[Start]
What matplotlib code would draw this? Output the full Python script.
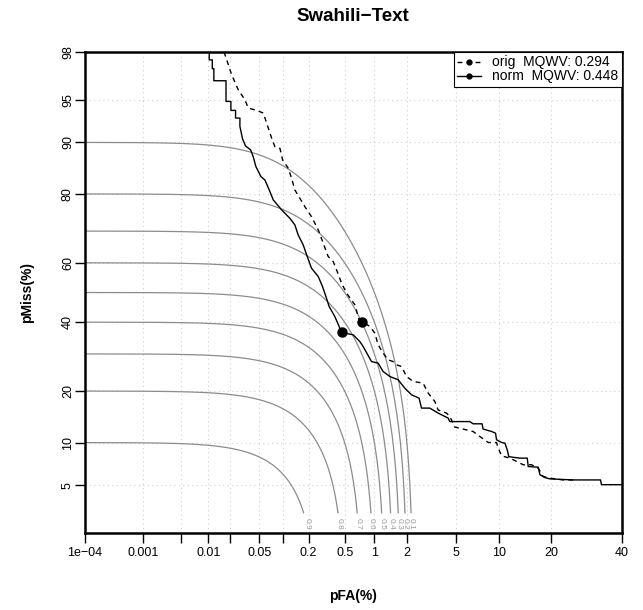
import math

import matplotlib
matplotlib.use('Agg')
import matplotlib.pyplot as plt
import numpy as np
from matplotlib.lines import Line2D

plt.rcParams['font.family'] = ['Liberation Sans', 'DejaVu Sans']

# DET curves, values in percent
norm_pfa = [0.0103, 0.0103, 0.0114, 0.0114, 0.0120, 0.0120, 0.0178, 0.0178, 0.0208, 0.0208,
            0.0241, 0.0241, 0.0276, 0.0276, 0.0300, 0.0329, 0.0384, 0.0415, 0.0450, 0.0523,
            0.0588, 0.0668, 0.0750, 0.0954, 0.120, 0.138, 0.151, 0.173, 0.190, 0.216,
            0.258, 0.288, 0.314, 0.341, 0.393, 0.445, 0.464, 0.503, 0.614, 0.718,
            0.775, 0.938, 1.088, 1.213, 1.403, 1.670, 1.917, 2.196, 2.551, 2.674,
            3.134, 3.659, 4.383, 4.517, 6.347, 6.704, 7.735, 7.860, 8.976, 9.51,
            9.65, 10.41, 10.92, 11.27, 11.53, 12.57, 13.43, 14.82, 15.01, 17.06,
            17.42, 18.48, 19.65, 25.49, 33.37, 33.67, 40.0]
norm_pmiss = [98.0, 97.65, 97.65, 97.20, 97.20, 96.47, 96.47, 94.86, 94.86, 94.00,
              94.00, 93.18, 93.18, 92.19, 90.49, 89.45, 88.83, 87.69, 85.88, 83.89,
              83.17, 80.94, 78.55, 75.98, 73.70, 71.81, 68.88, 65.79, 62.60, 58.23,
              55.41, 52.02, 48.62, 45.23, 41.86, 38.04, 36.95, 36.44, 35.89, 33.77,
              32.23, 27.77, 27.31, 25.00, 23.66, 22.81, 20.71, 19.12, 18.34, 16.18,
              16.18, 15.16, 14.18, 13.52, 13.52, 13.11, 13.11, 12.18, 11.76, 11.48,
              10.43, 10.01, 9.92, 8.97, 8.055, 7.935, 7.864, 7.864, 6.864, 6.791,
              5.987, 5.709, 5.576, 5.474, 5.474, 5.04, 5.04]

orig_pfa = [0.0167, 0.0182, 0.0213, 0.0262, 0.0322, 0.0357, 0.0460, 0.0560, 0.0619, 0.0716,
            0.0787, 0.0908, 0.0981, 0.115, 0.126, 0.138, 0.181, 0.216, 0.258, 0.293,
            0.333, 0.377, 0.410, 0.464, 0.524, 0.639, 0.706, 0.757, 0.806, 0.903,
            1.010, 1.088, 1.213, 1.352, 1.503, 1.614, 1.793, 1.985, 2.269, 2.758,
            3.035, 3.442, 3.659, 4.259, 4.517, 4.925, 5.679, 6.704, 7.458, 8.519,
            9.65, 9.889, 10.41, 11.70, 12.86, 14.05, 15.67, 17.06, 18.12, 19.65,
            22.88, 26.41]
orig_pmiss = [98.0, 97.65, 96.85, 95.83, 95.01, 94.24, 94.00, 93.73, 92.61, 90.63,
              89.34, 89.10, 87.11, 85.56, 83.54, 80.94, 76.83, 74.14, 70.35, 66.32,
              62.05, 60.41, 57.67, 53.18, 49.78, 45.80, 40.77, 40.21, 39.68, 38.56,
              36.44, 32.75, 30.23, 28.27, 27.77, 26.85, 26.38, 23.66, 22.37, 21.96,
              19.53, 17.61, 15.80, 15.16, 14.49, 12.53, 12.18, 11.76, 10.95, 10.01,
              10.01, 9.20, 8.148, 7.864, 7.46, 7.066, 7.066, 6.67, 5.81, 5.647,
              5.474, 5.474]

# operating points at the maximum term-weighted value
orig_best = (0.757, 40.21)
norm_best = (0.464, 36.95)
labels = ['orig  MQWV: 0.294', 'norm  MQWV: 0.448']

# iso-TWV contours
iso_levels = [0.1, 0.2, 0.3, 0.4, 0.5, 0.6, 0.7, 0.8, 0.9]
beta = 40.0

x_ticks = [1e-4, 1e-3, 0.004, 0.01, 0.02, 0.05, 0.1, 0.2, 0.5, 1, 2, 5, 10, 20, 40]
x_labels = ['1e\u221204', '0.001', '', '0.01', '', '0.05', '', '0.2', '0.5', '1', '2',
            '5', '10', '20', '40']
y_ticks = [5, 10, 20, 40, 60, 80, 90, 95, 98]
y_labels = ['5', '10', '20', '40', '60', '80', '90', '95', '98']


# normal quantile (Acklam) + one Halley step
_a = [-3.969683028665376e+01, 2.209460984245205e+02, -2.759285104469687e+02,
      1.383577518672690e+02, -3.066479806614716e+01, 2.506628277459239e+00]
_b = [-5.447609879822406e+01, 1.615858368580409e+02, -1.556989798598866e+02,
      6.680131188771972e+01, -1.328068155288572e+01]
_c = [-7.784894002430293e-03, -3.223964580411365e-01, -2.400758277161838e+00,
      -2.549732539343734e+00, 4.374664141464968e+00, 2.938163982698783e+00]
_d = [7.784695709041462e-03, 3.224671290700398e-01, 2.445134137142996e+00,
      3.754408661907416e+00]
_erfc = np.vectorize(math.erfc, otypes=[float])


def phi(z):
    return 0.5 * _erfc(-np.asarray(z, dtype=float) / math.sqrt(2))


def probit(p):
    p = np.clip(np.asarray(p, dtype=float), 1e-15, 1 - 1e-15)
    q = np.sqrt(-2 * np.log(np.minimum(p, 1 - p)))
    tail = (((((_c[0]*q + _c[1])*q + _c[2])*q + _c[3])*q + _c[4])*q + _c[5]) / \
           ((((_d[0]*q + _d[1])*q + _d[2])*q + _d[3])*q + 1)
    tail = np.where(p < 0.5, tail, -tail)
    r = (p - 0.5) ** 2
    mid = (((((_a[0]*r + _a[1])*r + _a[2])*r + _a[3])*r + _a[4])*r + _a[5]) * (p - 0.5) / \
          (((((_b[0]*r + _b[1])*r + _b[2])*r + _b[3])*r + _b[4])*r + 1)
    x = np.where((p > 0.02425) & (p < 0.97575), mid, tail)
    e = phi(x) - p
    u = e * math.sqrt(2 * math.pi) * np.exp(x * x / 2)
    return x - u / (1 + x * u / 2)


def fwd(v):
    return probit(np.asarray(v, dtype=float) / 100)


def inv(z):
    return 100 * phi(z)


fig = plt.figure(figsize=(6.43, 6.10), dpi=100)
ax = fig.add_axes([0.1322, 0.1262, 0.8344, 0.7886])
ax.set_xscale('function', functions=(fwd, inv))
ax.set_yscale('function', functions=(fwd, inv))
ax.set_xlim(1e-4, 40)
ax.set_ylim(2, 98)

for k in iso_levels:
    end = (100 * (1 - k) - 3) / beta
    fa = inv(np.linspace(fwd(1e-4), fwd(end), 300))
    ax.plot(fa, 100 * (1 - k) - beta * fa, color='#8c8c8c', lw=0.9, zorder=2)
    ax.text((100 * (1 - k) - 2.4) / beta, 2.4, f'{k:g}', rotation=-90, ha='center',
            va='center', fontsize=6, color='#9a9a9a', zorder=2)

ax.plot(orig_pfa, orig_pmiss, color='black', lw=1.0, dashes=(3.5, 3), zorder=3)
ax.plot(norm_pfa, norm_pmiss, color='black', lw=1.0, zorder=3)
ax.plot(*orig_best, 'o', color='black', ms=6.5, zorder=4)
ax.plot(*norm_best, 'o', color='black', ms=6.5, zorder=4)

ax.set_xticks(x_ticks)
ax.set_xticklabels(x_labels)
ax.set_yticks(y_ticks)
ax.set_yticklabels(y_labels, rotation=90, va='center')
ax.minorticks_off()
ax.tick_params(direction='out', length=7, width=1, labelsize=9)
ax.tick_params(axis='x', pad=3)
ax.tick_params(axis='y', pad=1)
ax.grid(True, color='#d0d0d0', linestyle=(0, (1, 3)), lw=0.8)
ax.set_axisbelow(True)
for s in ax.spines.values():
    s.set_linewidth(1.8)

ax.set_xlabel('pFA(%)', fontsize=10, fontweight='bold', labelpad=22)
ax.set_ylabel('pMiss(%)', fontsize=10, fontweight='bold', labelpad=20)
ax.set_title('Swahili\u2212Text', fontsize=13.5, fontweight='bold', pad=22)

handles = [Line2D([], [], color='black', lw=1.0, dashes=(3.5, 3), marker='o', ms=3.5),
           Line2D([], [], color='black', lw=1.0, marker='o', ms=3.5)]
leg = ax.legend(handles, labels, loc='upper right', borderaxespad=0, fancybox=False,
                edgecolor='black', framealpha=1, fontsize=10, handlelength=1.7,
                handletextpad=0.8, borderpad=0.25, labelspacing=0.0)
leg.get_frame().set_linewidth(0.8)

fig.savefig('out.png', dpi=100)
[End]
**Exercise description:** Extract, word for word, each line from the top of the data down to and including the line with "5.987, 5.709, 5.576, 5.474, 5.474, 5.04, 5.04]"; skip the pictures.

**Result of this exercise:**
What matplotlib code would draw this? Output the full Python script.
import math

import matplotlib
matplotlib.use('Agg')
import matplotlib.pyplot as plt
import numpy as np
from matplotlib.lines import Line2D

plt.rcParams['font.family'] = ['Liberation Sans', 'DejaVu Sans']

# DET curves, values in percent
norm_pfa = [0.0103, 0.0103, 0.0114, 0.0114, 0.0120, 0.0120, 0.0178, 0.0178, 0.0208, 0.0208,
            0.0241, 0.0241, 0.0276, 0.0276, 0.0300, 0.0329, 0.0384, 0.0415, 0.0450, 0.0523,
            0.0588, 0.0668, 0.0750, 0.0954, 0.120, 0.138, 0.151, 0.173, 0.190, 0.216,
            0.258, 0.288, 0.314, 0.341, 0.393, 0.445, 0.464, 0.503, 0.614, 0.718,
            0.775, 0.938, 1.088, 1.213, 1.403, 1.670, 1.917, 2.196, 2.551, 2.674,
            3.134, 3.659, 4.383, 4.517, 6.347, 6.704, 7.735, 7.860, 8.976, 9.51,
            9.65, 10.41, 10.92, 11.27, 11.53, 12.57, 13.43, 14.82, 15.01, 17.06,
            17.42, 18.48, 19.65, 25.49, 33.37, 33.67, 40.0]
norm_pmiss = [98.0, 97.65, 97.65, 97.20, 97.20, 96.47, 96.47, 94.86, 94.86, 94.00,
              94.00, 93.18, 93.18, 92.19, 90.49, 89.45, 88.83, 87.69, 85.88, 83.89,
              83.17, 80.94, 78.55, 75.98, 73.70, 71.81, 68.88, 65.79, 62.60, 58.23,
              55.41, 52.02, 48.62, 45.23, 41.86, 38.04, 36.95, 36.44, 35.89, 33.77,
              32.23, 27.77, 27.31, 25.00, 23.66, 22.81, 20.71, 19.12, 18.34, 16.18,
              16.18, 15.16, 14.18, 13.52, 13.52, 13.11, 13.11, 12.18, 11.76, 11.48,
              10.43, 10.01, 9.92, 8.97, 8.055, 7.935, 7.864, 7.864, 6.864, 6.791,
              5.987, 5.709, 5.576, 5.474, 5.474, 5.04, 5.04]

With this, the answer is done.